Cult Beauty
- Website type: Online shopping
- Founded: 2008
- Headquarters: Manchester Airport, Manchester, {{{location_country}}}
- Owner: THG plc
- Founders: Alexia Inge and Jessica DeLuca
- Products: Cosmetics
- Parent: THG Beauty
- Website: cultbeauty.co.uk

= Cult Beauty =

Online beauty retailer

Cult Beauty is a web store which sells cosmetics and specialises in independent brands. It was acquired by THG plc for £291.3m in 2021 and migrated into the company's Ingenuity e-commerce platform.

==History==
Cult Beauty was established in 2007 by Jessica DeLuca and Alexia Inge with the aim to simplify hair and beauty retail online.

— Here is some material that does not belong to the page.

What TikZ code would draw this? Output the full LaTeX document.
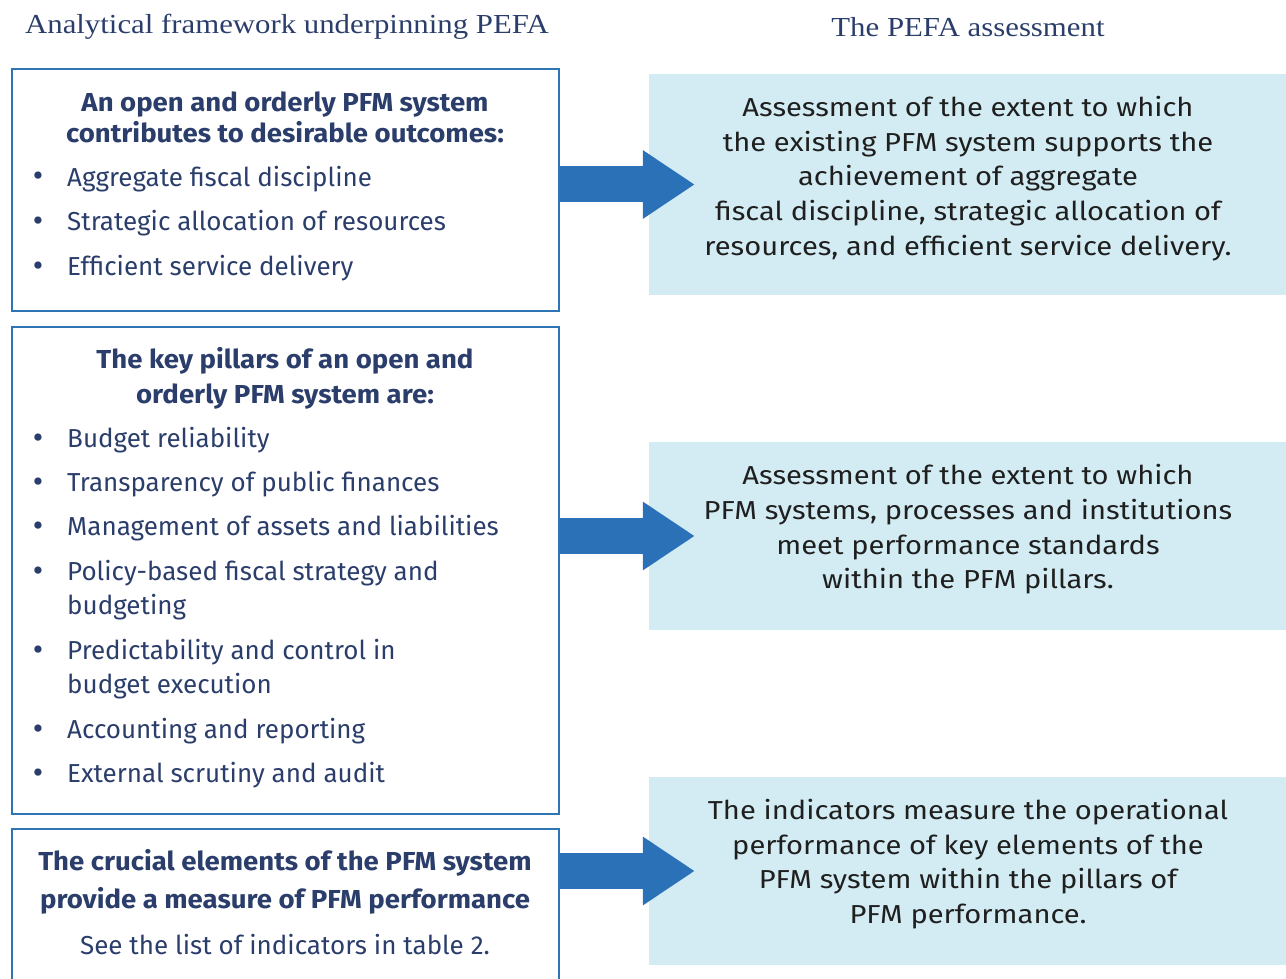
\documentclass[tikz,border=0pt]{standalone}
\usepackage{fontspec}
\setmainfont{Fira Sans}
\newfontfamily\headfont{Liberation Serif}[FakeStretch=1.12]
\newfontfamily\widefont{Fira Sans}[FakeStretch=1.12]
\newfontfamily\boldfont{Fira Sans}[FakeStretch=1.06]
\usetikzlibrary{positioning, arrows.meta}
\definecolor{pefablue}{HTML}{2E75B6}
\definecolor{pefaarrow}{HTML}{2B71B8}
\definecolor{pefanavy}{HTML}{2B3E6B}
\definecolor{pefalight}{HTML}{D3ECF3}
\definecolor{pefatext}{HTML}{1F1F1F}
\tikzstyle{framebox} = [rectangle, draw=pefablue, line width=2pt, minimum width=547pt, inner sep=0pt]
\tikzstyle{assessbox} = [rectangle, fill=pefalight, minimum width=641pt, inner sep=0pt]
\tikzstyle{coltitle} = [text=pefanavy, font=\headfont\fontsize{27.5}{32}\selectfont]
\tikzstyle{boxhead} = [text=pefanavy, align=center, font=\boldfont\bfseries\fontsize{26}{31}\selectfont]
\tikzstyle{item} = [text=pefanavy, anchor=base west, inner sep=0pt, font=\fontsize{26}{34}\selectfont]
\tikzstyle{dot} = [text=pefanavy, anchor=base, inner sep=0pt, font=\fontsize{32}{34}\selectfont]
\tikzstyle{assesstext} = [text=pefatext, align=center, font=\widefont\fontsize{26}{34.75}\selectfont]
\tikzstyle{bigarrow} = [pefaarrow, line width=36pt, -{Triangle[length=52pt,width=65pt]}, shorten >=-46pt]

\begin{document}
\begin{tikzpicture}[x=1pt, y=-1pt]
\clip (0,0) rectangle (1286,979);

% Column titles
\node (lefttitle) [coltitle] at (287,27) {Analytical framework underpinning PEFA};
\node (righttitle) [coltitle] at (968,27) {The PEFA assessment};

% Framework boxes
\node (outcomes) [framebox, minimum height=242pt] at (285.5,190) {};
\node (pillars) [framebox, minimum height=487pt] at (285.5,570.5) {};
\node (elements) [framebox, minimum height=166pt] at (285.5,912) {};

\node (outcomes-head) [boxhead] at (285,117) {An open and orderly PFM system\\contributes to desirable outcomes:};
\foreach \y/\txt in {186/Aggregate fiscal discipline, 230/Strategic allocation of resources, 275/Efficient service delivery} {
    \node[dot] at (38,\y+1) {\textbullet};
    \node[item] at (67,\y) {\txt};
}

\node (pillars-head) [boxhead, font=\boldfont\bfseries\fontsize{26}{35}\selectfont] at (285,378.5) {The key pillars of an open and\\orderly PFM system are:};
\foreach \y/\txt in {447/Budget reliability, 491/Transparency of public finances, 535/Management of assets and liabilities,
    580/{Policy-based fiscal strategy and\\budgeting}, 659/{Predictability and control in\\budget execution},
    738/Accounting and reporting, 782/External scrutiny and audit} {
    \node[dot] at (38,\y+1) {\textbullet};
    \node[item] at (67,\y) {\parbox[t]{480pt}{\txt}};
}

\node (elements-head) [boxhead, font=\boldfont\bfseries\fontsize{26}{38}\selectfont] at (285,882) {The crucial elements of the PFM system\\provide a measure of PFM performance};
\node (elements-note) [item, anchor=base] at (285,954) {See the list of indicators in table 2.};

% Assessment boxes
\node (assessA) [assessbox, minimum height=221pt] at (969.5,184.5) {};
\node (assessB) [assessbox, minimum height=188pt] at (969.5,536) {};
\node (assessC) [assessbox, minimum height=188pt] at (969.5,871) {};

\node (assessA-text) [assesstext] at (968,178.5) {Assessment of the extent to which\\the existing PFM system supports the\\achievement of aggregate\\fiscal discipline, strategic allocation of\\resources, and efficient service delivery.};
\node (assessB-text) [assesstext] at (968,529.5) {Assessment of the extent to which\\PFM systems, processes and institutions\\meet performance standards\\within the PFM pillars.};
\node (assessC-text) [assesstext] at (968,864) {The indicators measure the operational\\performance of key elements of the\\PFM system within the pillars of\\PFM performance.};

% Arrows
\draw[bigarrow] (outcomes.east |- assessA.west) -- (assessA.west);
\draw[bigarrow] (pillars.east |- assessB.west) -- (assessB.west);
\draw[bigarrow] (elements.east |- assessC.west) -- (assessC.west);

\end{tikzpicture}
\end{document}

The brand had a focus on sustainable beauty and transparency within the industry. DeLuca came up with the idea while shopping for beauty products. Inge reportedly became frustrated while working as a model by the "illusion" of brands not being accurately represented in celebrity makeup endorsements. The website offered a curated list of around 250 products based on a panel of unaffiliated experts’ recommendations.

In 2011, the brand received the first round of investment from Murray Salmon, former Chief Financial Officer of Net-a-Porter and Mark Quinn-Newall, a co-founder of Net-a-Porter. Carmen Busquets was appointed chair of the board in October 2020.

Although based in the UK, most of the Cult Beauty's business was from international sources. The company recorded sales growth to £123.4 million in 2020, citing the surge in online shopping during the COVID-19 pandemic.

In August 2021, Cult Beauty was acquired by THG plc in a £275 million deal.